The TASS agency quoted Wintershall Dea on Tuesday, as the German firm stated Russia would “contribute to European gas” for “several decades.” TASS quoted an interview with Gazprom’s in-house magazine which spoke with a member of Wintershall Dea’s Executive Committee, Thilo Wieland. 

“If we look into the future, then I am confident Russia will continue making a material contribution to energy supplies to Europe over the next several decades as well. Not merely because of the availability of resources but also in view of the opportunity to produce hydrogen from natural gas by methane pyrolysis or steam reforming, thereby contributing to the further decarbonization of energy supply,” said Wieland, as he was quoted by TASS. 

A relaxation of American economic policy may send signals of increased production collaboration between the two nations, domestically as well as abroad. The American intervention had previously sought to disrupt Kremlin-backed militia control of Libya’s oil facilities. 

Under the Trump administration, the actions of Russian oil producers in Libya created tensions with the American government, wrote The Wall Street Journal in July. The WSJ reported that two military contractors linked to the Kremlin had seized control of Libya’s oil fields and exports from its major exporting port, Es Sider.

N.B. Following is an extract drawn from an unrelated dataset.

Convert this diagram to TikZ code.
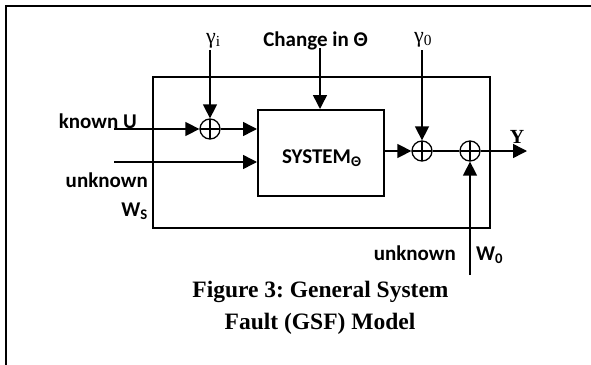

On Wednesday, geopolitical experts met with Republic Underground to discuss the hidden role of the energy sector in economic warfare and geopolitics. 

Russian forces and U.S. forces engaged in confrontations in Syria’s Deir Ezzor province during this era, as the U.S. and Russia continued to fight for dominant influence in the oil theater of the MENA.

Under the Biden administration, a signal shift in U.S. oil interests in the region of Libya and Syria has been marked with the recent decision to “ax the waiver” for Kurdish-led northeastern Syria that was granted by the Trump administration in April 2020. The waiver allowed the American oil company Delta Crescent Energy to “produce and sell oil’ in Syria, as was reported by Al-Monitor. The company’s waiver expired on April 30 and the company was given a 30-day grace period to suspend its activities in northeastern Syria. Administration officials proposed that this action was a “policy correction” and not “a policy shift,’ as oil production in Syria is heavily sanctioned and regulated under the Caesar Act.  

Russia, with the influence of the Wagner group, continues to make a power play for oil in the Middle East and North Africa. Earlier in May, Foreign Policy reported that the Wagner Group was behind the companies that reached recent oil deals made with the Syrian government. An oil deal was reached with the “previously unknown” Russian company Kapital, which was ratified by the Assad regime in March. Wagner Group-brokered oil deals are expected to cause potential tensions with Lebanon, which argues that the area that Russia will explore for oil in Syria crosses into Lebanese sovereign waters. 

As the ambitions of Russian and German oil collaborations cross into complex geopolitical theaters, and as the western response to regulation and mediation of these sphere changes, potential risks present themselves. To what degree and to what end that risk may present has yet to be revealed. One thing that has, however, been expressed is the western tendency to shift its stance on geopolitical structure and strategies without clearly and consciously stating this intention.

Whether a deliberate shift in regional motives, or the unconscious actions of a newly-minted administration, the American stance in the MENA-Gulf region is changing, and American rivals, such as Russia has been known to be, are poised to take advantage of the new signals the western counterpart sends.